In deutscher Gesellschaft

In deutscher Gesellschaft: Passagen-Werke ausländischer Filmemacher*innen 1962-1992 war eine von Tilman Baumgärtel und Tobias Hering konzipierte und kuratierte Filmreihe, die im September 2018 im Zeughauskino Berlin stattfand und von der Bundeszentrale für politische Bildung gefördert wurde. Details zu den gezeigten Filmen finden sich im Programmarchiv des Zeughauskinos. Auf der Internetseite der Bundeszentrale für politische Bildung ist zur Reihe ein Dossier mit Texten von Tilman Baumgärtel, Madeleine Bernstorff, Ilka Brombach, Judith Früh, Karina Griffith und Tobias Hering erschienen.

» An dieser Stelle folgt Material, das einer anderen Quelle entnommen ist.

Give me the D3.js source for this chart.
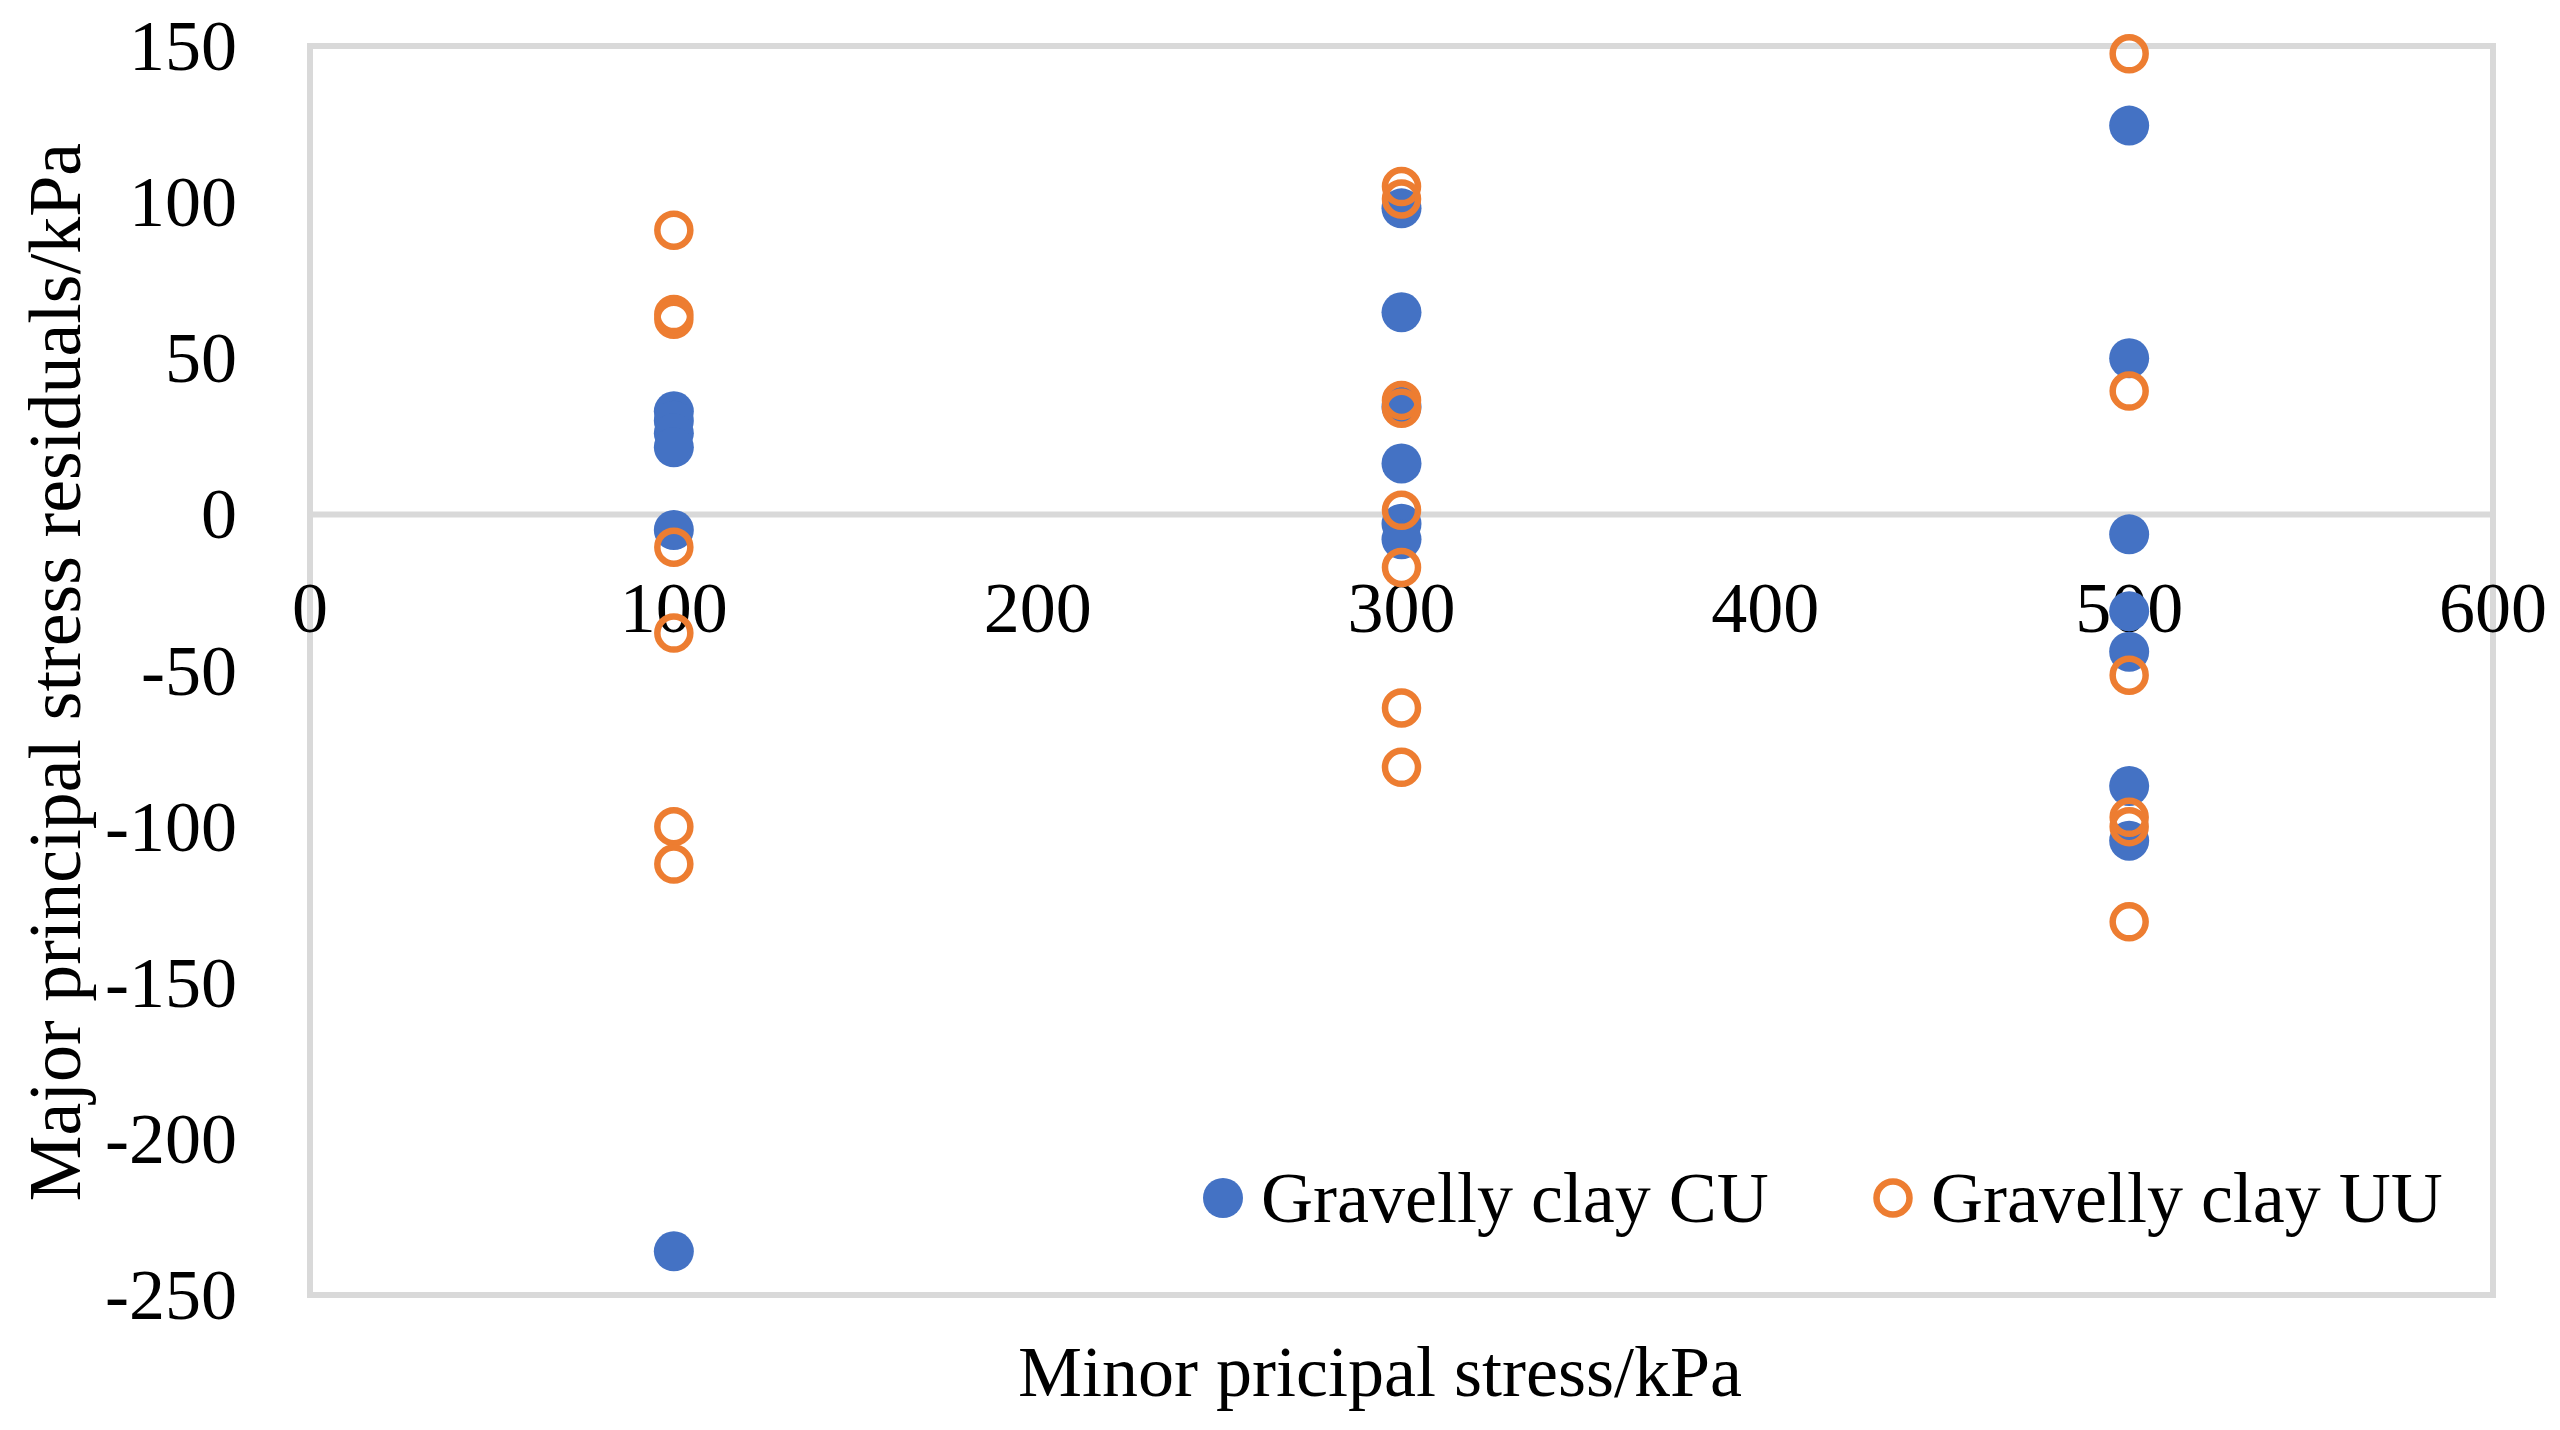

They call it love (King Ampaw, 1970)

In der Antike schätzte man einen Gast dafür, dass er Grenzen aufbricht und das, was als normal und alltäglich gilt, mit einem anderen Blick betrachtet. Während in Deutschland derzeit ein neo-nationalistischer Diskurs über Heimat und Identität forciert wird, gibt die Retrospektive Gelegenheit, sich ein vielfältiges Bild davon zu machen, wie in der jüngeren Vergangenheit Filmemacher*innen die Perspektive des Gastes eingenommen und ihre Erfahrungen mit Deutschland, Ost und West, filmisch umgesetzt haben.

Ausgelöst wurde das Recherche-Interesse von Filmen, die Einzelfälle blieben: Werke von Regisseur*innen, die bislang kaum mit dem deutschen Filmschaffen assoziiert wurden, deren Filmografien andernorts weitergingen, die in Vergessenheit gerieten oder gänzlich unbekannt blieben. Die weitere Suche führte in die Archive von Fernsehredaktionen und Kinematheken, in die Produktionsgeschichte von Filmhochschulen und die Stipendiatenverzeichnisse des Deutschen Akademischen Austauschdienstes. Es zeigte sich, dass es jenseits der Herausbildung eines „migrantischen“ deutschen Kinos, das sich erst in den 1980er Jahren zu etablieren begann, immer wieder Filmemacherinnen und Filmemacher gegeben hat, die aus Not, Glück oder Zufall eine Zeit lang „in deutscher Gesellschaft“ gelebt haben und deren Filme nicht primär der Selbstdarstellung einer „Minderheit“ verpflichtet waren. Unter dem Begriff Passagen-Werke brachte die Reihe Filme zusammen, deren Autor*innen als Durchreisende in die Bundesrepublik oder die DDR kamen und die bislang kaum gemeinsam in den Blick genommen wurden.

Mithilfe der verschiedenen Leihgeber und Archivar*innen ist ein Programm entstanden, das vergessene oder bislang wenig beachtete Filme mit solchen zusammenbringt, die zwar eine Rezeptionsgeschichte haben, aber hier in einem neuen Licht erschienen. Indem sich die Filmauswahl auf 1962 bis 1992 konzentrierte, zitierte sie eine gängige Rahmung der jüngeren Geschichtsschreibung, um in ihr jedoch Erfahrungen von kultureller Heterogenisierung sichtbar zu machen, die beide deutschen Staaten von Anfang an geprägt haben und die schon früher filmisch reflektiert wurden, als es der bekannte Kanon nahelegt.

In deutscher Gesellschaft: Passagen-Werke ausländischer Filmemacher*innen 1962- 1992 erhebt keinen Anspruch, das beschriebene Suchfeld repräsentativ oder vollständig darzustellen. Indem es gerade die Lücken der bisherigen Wahrnehmung bespielt, verweist das Programm vielmehr auf die Notwendigkeit künftiger Entdeckungen. Sollte diese „Retrospektive“ dazu beitragen, die Gegenwart besser zu verstehen, so deshalb, weil diejenigen, die fremd waren (und es oft auch blieben), sensibel waren für das, was unter der Oberfläche geschah oder noch keinen Namen hatte, und weil sie den Mut, die Fantasie und die Mittel hatten, es in ihren Filmen zum Ausdruck zu bringen.